GARUDA INDONESIA JUST KILLED THE "20KG OR BUST" BAGGAGE RULE
Garuda Indonesia switches to Piece Concept baggage rules on Sept 1, 2026 up to 64kg for Business/First Class. Here's what actually changes.
You know that moment at check-in when the scale beeps red and the staff politely tells you to repack, right there, in front of the queue? Garuda Indonesia just rewired the rule that causes it.
For tickets bought or issued from September 1, 2026, Garuda Indonesia is replacing its old weight-based baggage system with something called the Piece Concept. Instead of one combined weight limit for however many bags you stuff into your cart, your allowance will now be defined by two fixed numbers: how many suitcases you're allowed, and the maximum weight per suitcase. It applies to every route Garuda operates, domestic and international, and it's printed directly on your ticket before you even pack.
What Is the Piece Concent, Exactly?
Under the old system, you could check in three small bags or one giant one as long as the total stayed under the cap. The Piece Concept scraps that flexibility for clarity. Economy passengers on domestic routes now get one bag, capped at 23kg. Business and First Class passengers get two bags, each capped at 32kg, for a combined 64kg. It's the same system used by United Airlines and, on select routes, Lufthansa.
At a glance:
- Effective date: September 1, 2026 (tickets bought/issued from this date)
- Domestic economy: 1 bag, up to 23kg
- International economy: 2 bags, up to 23kg each (46kg total)
- Business & First Class (domestic and international): 2 bags, up to 32kg each (64kg total)
How Much Baggage Will You Actually Get?
Here's the part that surprises people: switching to a piece-based cap sounds stricter, but almost every cabin class actually gets more kilos than before. Domestic economy climbs from 20kg to 23kg. Domestic Business jumps from 30kg to 64kg. International economy nearly doubles, from 30kg to 46kg. Garuda's Director of Transformation, Neil Raymond Mills, confirmed the shift raises baggage capacity across nearly every cabin class and route.

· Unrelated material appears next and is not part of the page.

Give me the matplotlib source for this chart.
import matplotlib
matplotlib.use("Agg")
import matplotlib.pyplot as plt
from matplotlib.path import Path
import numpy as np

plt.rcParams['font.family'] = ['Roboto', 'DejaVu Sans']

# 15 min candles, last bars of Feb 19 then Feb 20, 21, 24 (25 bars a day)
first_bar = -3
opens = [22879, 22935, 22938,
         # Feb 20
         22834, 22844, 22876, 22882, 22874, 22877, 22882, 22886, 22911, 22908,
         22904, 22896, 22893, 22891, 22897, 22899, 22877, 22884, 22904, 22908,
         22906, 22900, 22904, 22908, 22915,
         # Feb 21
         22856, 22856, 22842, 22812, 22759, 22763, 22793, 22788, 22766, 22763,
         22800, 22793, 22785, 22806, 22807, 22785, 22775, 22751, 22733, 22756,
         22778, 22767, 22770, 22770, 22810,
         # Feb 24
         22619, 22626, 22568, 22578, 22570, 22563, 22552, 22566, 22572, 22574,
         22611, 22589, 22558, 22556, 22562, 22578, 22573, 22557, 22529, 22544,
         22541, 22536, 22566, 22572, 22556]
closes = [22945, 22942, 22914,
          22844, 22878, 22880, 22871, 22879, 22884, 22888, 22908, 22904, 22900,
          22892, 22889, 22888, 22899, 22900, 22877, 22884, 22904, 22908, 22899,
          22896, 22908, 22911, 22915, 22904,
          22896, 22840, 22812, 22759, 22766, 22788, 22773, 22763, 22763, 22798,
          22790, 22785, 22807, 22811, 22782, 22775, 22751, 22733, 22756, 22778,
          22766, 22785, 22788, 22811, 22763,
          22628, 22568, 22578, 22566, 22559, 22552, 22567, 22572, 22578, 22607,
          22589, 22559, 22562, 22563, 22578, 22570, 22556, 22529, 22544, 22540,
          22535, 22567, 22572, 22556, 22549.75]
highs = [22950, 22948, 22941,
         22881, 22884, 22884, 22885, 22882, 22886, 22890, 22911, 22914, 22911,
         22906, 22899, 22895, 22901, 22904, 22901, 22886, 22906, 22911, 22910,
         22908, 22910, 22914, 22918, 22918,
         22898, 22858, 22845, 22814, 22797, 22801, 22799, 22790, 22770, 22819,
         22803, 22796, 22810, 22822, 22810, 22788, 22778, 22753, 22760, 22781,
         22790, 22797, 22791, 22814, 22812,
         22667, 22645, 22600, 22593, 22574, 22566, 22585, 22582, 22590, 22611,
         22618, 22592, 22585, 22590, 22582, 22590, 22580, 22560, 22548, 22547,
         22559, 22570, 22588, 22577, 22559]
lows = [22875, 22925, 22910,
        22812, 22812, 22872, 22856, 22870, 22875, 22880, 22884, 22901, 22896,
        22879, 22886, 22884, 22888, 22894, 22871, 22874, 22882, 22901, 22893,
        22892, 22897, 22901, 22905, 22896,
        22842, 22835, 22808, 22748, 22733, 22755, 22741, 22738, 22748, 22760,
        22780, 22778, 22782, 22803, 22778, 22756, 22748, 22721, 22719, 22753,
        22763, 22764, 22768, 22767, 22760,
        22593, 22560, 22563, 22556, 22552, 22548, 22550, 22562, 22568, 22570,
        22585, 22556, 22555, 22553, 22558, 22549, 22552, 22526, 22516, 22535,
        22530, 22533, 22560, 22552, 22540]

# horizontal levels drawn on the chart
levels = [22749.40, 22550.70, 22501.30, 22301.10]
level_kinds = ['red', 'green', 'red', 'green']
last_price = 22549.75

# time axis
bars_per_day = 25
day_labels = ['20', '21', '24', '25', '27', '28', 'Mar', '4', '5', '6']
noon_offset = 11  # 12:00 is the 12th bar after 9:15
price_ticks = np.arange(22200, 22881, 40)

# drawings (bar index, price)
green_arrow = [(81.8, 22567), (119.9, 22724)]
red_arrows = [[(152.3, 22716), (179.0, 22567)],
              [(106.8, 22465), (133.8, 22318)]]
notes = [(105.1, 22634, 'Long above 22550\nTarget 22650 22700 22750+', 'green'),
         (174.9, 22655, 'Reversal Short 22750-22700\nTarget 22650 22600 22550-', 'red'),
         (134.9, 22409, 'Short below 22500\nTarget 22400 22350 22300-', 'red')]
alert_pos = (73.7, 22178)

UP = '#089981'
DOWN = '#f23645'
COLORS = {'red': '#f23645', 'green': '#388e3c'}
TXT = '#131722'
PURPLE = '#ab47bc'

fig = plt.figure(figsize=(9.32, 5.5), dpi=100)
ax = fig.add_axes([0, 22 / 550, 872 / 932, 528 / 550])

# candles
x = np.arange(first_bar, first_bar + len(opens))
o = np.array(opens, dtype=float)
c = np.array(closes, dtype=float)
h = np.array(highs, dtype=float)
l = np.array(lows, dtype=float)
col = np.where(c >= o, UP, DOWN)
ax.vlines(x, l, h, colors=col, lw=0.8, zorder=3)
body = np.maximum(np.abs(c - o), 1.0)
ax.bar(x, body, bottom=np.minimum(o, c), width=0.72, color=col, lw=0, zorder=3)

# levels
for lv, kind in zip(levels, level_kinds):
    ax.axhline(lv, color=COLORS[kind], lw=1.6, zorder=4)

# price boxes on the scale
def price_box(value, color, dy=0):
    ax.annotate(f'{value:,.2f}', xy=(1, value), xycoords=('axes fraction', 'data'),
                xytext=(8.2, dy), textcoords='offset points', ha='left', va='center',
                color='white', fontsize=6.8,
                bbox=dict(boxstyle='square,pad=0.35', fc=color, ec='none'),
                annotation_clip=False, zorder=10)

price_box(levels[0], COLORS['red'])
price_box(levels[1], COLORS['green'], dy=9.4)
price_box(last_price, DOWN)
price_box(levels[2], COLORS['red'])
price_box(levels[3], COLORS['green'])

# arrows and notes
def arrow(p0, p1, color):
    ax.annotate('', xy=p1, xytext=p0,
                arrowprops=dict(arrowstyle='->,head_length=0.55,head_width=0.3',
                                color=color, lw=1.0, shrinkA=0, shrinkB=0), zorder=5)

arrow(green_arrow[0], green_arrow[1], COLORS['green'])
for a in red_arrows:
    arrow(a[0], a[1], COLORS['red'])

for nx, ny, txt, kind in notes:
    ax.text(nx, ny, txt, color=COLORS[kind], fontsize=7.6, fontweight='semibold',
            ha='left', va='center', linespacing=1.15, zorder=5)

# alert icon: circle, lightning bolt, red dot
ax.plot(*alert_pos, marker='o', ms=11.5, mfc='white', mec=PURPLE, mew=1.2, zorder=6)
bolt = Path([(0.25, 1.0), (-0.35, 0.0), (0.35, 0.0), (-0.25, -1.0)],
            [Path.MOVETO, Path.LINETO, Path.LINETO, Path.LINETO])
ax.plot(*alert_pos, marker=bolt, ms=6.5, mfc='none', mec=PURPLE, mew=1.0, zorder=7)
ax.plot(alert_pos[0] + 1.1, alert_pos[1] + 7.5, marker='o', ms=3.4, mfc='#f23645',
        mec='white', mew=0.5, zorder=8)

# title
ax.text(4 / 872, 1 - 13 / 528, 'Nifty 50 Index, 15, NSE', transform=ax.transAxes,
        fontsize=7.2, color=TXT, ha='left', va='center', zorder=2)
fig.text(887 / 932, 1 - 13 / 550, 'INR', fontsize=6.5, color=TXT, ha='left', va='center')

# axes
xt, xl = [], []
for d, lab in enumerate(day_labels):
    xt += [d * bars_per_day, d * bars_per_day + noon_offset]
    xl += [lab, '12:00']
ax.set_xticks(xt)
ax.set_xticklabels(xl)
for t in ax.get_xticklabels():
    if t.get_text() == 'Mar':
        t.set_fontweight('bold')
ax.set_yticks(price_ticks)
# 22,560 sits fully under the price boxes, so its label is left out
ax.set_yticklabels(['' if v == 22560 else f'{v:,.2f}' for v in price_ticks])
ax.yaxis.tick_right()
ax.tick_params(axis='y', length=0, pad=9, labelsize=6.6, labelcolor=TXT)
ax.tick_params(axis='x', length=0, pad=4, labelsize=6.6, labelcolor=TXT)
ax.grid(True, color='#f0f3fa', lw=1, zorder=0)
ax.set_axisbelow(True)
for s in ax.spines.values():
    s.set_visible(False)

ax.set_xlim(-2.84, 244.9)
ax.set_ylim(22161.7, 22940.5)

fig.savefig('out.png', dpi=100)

"Implementing the Piece Concept is part of Garuda Indonesia's transformation to modernize its services while giving passengers greater certainty," said Neil Raymond Mills, Garuda Indonesia's Director of Transformation.
Why Is Garuda Making This Change Now?
Two words: connecting flights. If you've ever booked Garuda into a codeshare with an international partner, you've probably run into two different baggage systems on the same itinerary one measured in kilos, the other in pieces. Aligning with the piece-based standard already used by most global carriers removes that mismatch, especially for passengers connecting onto international networks. It also, in theory, speeds up check-in counters and baggage claim, since staff aren't manually adding up loose weights bag by bag.

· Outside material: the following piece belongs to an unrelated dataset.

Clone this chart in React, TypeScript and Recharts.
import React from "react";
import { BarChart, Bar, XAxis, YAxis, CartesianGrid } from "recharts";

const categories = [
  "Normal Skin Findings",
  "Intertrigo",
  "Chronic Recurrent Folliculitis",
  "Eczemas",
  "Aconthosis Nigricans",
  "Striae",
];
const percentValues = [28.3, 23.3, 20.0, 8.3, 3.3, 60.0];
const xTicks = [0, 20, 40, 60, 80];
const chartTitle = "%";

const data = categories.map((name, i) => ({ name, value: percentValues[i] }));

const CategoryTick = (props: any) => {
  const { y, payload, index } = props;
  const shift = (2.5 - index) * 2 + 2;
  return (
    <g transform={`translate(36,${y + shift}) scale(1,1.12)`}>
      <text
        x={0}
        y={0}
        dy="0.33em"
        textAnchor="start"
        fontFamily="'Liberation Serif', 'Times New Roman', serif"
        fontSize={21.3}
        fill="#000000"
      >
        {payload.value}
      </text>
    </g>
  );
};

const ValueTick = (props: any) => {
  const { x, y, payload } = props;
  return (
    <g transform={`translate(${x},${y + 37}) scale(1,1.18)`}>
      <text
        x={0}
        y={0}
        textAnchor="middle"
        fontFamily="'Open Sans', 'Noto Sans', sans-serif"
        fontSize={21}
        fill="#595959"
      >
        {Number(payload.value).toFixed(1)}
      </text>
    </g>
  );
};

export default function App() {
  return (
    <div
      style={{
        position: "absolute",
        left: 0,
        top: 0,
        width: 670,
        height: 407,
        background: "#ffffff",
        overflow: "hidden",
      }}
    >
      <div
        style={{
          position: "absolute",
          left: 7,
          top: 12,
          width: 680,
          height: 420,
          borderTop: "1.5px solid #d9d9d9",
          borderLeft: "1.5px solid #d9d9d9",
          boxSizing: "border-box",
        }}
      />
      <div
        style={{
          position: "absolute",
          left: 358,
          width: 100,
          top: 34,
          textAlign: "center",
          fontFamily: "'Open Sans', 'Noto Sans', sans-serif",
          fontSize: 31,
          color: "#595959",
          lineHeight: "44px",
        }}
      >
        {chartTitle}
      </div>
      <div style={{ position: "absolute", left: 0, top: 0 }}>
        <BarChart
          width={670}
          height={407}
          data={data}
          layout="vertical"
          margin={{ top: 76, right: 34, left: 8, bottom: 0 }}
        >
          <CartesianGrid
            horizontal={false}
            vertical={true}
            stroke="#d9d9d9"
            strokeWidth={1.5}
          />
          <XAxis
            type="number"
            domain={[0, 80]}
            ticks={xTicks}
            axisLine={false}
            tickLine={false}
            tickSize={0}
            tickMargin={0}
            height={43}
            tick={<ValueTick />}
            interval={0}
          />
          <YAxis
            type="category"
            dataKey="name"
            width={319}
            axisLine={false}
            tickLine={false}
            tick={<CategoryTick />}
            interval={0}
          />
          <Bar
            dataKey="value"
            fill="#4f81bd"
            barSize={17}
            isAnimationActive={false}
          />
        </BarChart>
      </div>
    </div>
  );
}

Does This Affect Tickets You've Already Bought?
No. If your ticket was purchased or issued before September 1, 2026, you keep the weight-based allowance printed on it even if your actual flight departs after that date. The new rule only applies going forward, based on purchase date, not travel date.
Cabin baggage rules are unchanged; this update only touches checked, registered baggage. If your packing still doesn't fit, Garuda offers pre-purchased additional pieces or excess baggage payment at the airport.